In the lower part of the Transfer window, you may see others periodically downloading files from you. Since this is a community of file-sharers, you can expect and accept this.
In the My Files window, you can see what files you have. You can play them in the internal player by double-clicking their line entry. It is a good idea to check the front end, the middle, and the back end of each song to see if the song is all there. Sometimes you will grab the wrong file by mistake when searching, and you won't like what you get. Sometimes the result is wrong for some other reason - like you got an unflagged live version when you didn't want it that way, or the reported bit rate or song length is wrong. And sometimes the quality is just too low. If you are unhappy, go back to the Search window and begin downloading a different version from someone else.
Quality issues and filename-related issues can be dealt with simply in a couple of other ways. For more information, try here...

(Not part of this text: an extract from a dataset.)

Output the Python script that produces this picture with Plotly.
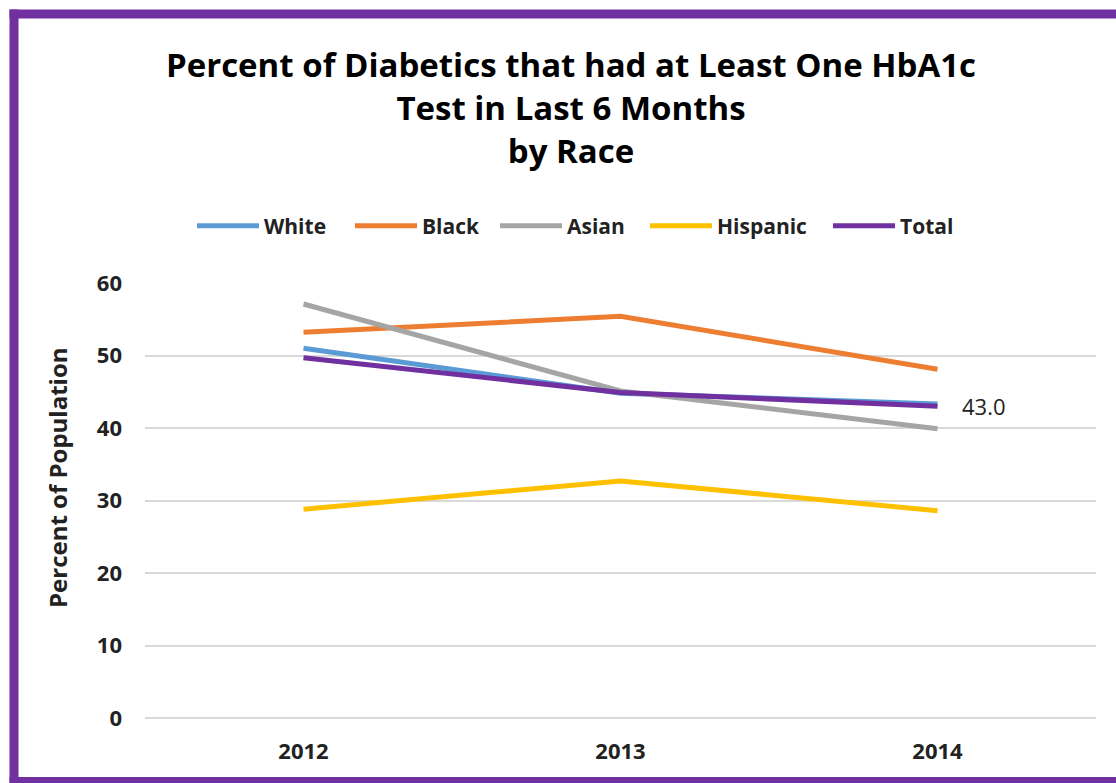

You can't be expected to keep all your MP3 files in the Napster folder forever. If you do decide to move them to another location, like a folder that is not referenced in the Napster preferences, or off your machine and onto a CDR for storage, you can move them with Window's Explorer. If you do move them, Napster will be unaware of their movement, so songs in your list will remain there until Napster is later closed and restarted.
Newer versions of Napster come out periodically. You can safely install them overtop, and Napster should retain your preferences. How long Napster will remain up in its current format is anybody's guess.
I like to download the album covers from CDNOW so I can put them on the labels of CDs that I burn for myself. The images are low-quality but, kept small, they serve the purpose.